Data block =>
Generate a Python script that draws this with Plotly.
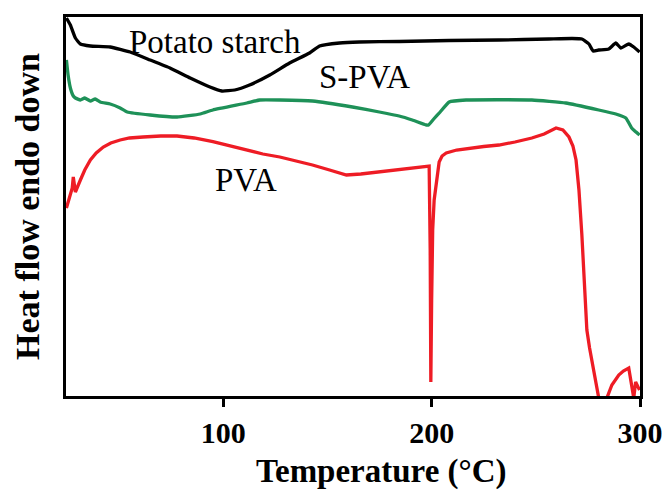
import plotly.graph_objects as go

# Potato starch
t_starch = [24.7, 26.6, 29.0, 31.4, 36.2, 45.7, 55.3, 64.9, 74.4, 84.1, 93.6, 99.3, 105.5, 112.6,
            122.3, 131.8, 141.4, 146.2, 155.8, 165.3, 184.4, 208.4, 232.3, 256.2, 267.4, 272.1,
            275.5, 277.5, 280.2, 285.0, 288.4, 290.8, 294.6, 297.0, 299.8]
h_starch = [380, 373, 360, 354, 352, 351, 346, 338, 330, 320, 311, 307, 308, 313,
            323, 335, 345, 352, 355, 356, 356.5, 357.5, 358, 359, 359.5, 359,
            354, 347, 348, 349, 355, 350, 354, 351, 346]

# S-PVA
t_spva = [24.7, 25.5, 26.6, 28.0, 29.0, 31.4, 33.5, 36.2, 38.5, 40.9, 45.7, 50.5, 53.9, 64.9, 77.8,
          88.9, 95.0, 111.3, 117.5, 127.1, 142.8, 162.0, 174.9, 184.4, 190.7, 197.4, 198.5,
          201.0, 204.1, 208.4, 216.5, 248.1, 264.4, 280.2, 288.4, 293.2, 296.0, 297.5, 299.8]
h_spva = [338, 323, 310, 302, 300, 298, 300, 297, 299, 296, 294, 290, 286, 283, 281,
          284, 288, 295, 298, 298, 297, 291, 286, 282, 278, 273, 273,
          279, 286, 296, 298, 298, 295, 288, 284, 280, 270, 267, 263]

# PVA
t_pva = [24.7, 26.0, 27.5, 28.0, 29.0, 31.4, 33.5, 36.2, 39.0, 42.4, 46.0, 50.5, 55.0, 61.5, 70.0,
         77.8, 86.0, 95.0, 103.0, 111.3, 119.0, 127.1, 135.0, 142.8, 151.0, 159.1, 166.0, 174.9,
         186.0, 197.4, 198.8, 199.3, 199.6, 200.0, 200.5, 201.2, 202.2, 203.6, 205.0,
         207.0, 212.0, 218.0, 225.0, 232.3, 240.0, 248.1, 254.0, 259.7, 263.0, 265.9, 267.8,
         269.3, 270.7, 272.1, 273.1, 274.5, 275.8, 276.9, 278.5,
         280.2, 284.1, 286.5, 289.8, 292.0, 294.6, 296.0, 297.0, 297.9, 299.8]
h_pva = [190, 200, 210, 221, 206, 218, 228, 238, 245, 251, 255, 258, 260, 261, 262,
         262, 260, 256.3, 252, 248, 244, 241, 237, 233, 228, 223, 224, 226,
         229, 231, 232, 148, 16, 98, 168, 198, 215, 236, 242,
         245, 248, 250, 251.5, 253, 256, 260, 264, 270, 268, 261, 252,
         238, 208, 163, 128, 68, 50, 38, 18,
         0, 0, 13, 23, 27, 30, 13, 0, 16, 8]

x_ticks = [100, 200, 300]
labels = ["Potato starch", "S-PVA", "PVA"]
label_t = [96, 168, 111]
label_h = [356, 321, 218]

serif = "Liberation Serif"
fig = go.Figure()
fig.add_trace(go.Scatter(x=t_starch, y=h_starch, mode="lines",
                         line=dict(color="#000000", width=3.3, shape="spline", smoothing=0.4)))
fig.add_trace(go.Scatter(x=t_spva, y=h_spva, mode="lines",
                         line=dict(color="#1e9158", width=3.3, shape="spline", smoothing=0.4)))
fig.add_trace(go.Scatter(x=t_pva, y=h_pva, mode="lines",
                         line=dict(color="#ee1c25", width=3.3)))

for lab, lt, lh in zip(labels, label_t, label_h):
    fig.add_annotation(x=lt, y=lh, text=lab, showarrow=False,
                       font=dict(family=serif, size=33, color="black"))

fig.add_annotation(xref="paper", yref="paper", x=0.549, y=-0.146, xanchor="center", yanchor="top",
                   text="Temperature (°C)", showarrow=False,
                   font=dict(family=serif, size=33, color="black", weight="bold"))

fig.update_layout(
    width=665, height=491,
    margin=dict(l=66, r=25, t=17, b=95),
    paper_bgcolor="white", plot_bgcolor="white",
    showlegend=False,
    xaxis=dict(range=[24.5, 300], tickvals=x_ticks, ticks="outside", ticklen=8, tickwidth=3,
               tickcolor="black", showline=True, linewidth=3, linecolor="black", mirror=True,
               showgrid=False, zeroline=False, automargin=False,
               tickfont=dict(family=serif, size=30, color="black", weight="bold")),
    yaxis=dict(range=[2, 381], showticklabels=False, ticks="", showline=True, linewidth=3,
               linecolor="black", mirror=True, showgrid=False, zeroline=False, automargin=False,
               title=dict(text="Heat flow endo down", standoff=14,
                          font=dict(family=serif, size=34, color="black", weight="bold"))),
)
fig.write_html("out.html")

Goal of the exercise =>
Each line of the material must be retyped exactly, except that images are omitted.

The response =>
Generate a Python script that draws this with Plotly.
import plotly.graph_objects as go

# Potato starch
t_starch = [24.7, 26.6, 29.0, 31.4, 36.2, 45.7, 55.3, 64.9, 74.4, 84.1, 93.6, 99.3, 105.5, 112.6,
            122.3, 131.8, 141.4, 146.2, 155.8, 165.3, 184.4, 208.4, 232.3, 256.2, 267.4, 272.1,
            275.5, 277.5, 280.2, 285.0, 288.4, 290.8, 294.6, 297.0, 299.8]
h_starch = [380, 373, 360, 354, 352, 351, 346, 338, 330, 320, 311, 307, 308, 313,
            323, 335, 345, 352, 355, 356, 356.5, 357.5, 358, 359, 359.5, 359,
            354, 347, 348, 349, 355, 350, 354, 351, 346]

# S-PVA
t_spva = [24.7, 25.5, 26.6, 28.0, 29.0, 31.4, 33.5, 36.2, 38.5, 40.9, 45.7, 50.5, 53.9, 64.9, 77.8,
          88.9, 95.0, 111.3, 117.5, 127.1, 142.8, 162.0, 174.9, 184.4, 190.7, 197.4, 198.5,
          201.0, 204.1, 208.4, 216.5, 248.1, 264.4, 280.2, 288.4, 293.2, 296.0, 297.5, 299.8]
h_spva = [338, 323, 310, 302, 300, 298, 300, 297, 299, 296, 294, 290, 286, 283, 281,
          284, 288, 295, 298, 298, 297, 291, 286, 282, 278, 273, 273,
          279, 286, 296, 298, 298, 295, 288, 284, 280, 270, 267, 263]

# PVA
t_pva = [24.7, 26.0, 27.5, 28.0, 29.0, 31.4, 33.5, 36.2, 39.0, 42.4, 46.0, 50.5, 55.0, 61.5, 70.0,
         77.8, 86.0, 95.0, 103.0, 111.3, 119.0, 127.1, 135.0, 142.8, 151.0, 159.1, 166.0, 174.9,
         186.0, 197.4, 198.8, 199.3, 199.6, 200.0, 200.5, 201.2, 202.2, 203.6, 205.0,
         207.0, 212.0, 218.0, 225.0, 232.3, 240.0, 248.1, 254.0, 259.7, 263.0, 265.9, 267.8,
         269.3, 270.7, 272.1, 273.1, 274.5, 275.8, 276.9, 278.5,
         280.2, 284.1, 286.5, 289.8, 292.0, 294.6, 296.0, 297.0, 297.9, 299.8]
h_pva = [190, 200, 210, 221, 206, 218, 228, 238, 245, 251, 255, 258, 260, 261, 262,
         262, 260, 256.3, 252, 248, 244, 241, 237, 233, 228, 223, 224, 226,
         229, 231, 232, 148, 16, 98, 168, 198, 215, 236, 242,
         245, 248, 250, 251.5, 253, 256, 260, 264, 270, 268, 261, 252,
         238, 208, 163, 128, 68, 50, 38, 18,
         0, 0, 13, 23, 27, 30, 13, 0, 16, 8]

x_ticks = [100, 200, 300]
labels = ["Potato starch", "S-PVA", "PVA"]
label_t = [96, 168, 111]
label_h = [356, 321, 218]

serif = "Liberation Serif"
fig = go.Figure()
fig.add_trace(go.Scatter(x=t_starch, y=h_starch, mode="lines",
                         line=dict(color="#000000", width=3.3, shape="spline", smoothing=0.4)))
fig.add_trace(go.Scatter(x=t_spva, y=h_spva, mode="lines",
                         line=dict(color="#1e9158", width=3.3, shape="spline", smoothing=0.4)))
fig.add_trace(go.Scatter(x=t_pva, y=h_pva, mode="lines",
                         line=dict(color="#ee1c25", width=3.3)))

for lab, lt, lh in zip(labels, label_t, label_h):
    fig.add_annotation(x=lt, y=lh, text=lab, showarrow=False,
                       font=dict(family=serif, size=33, color="black"))

fig.add_annotation(xref="paper", yref="paper", x=0.549, y=-0.146, xanchor="center", yanchor="top",
                   text="Temperature (°C)", showarrow=False,
                   font=dict(family=serif, size=33, color="black", weight="bold"))

fig.update_layout(
    width=665, height=491,
    margin=dict(l=66, r=25, t=17, b=95),
    paper_bgcolor="white", plot_bgcolor="white",
    showlegend=False,
    xaxis=dict(range=[24.5, 300], tickvals=x_ticks, ticks="outside", ticklen=8, tickwidth=3,
               tickcolor="black", showline=True, linewidth=3, linecolor="black", mirror=True,
               showgrid=False, zeroline=False, automargin=False,
               tickfont=dict(family=serif, size=30, color="black", weight="bold")),
    yaxis=dict(range=[2, 381], showticklabels=False, ticks="", showline=True, linewidth=3,
               linecolor="black", mirror=True, showgrid=False, zeroline=False, automargin=False,
               title=dict(text="Heat flow endo down", standoff=14,
                          font=dict(family=serif, size=34, color="black", weight="bold"))),
)
fig.write_html("out.html")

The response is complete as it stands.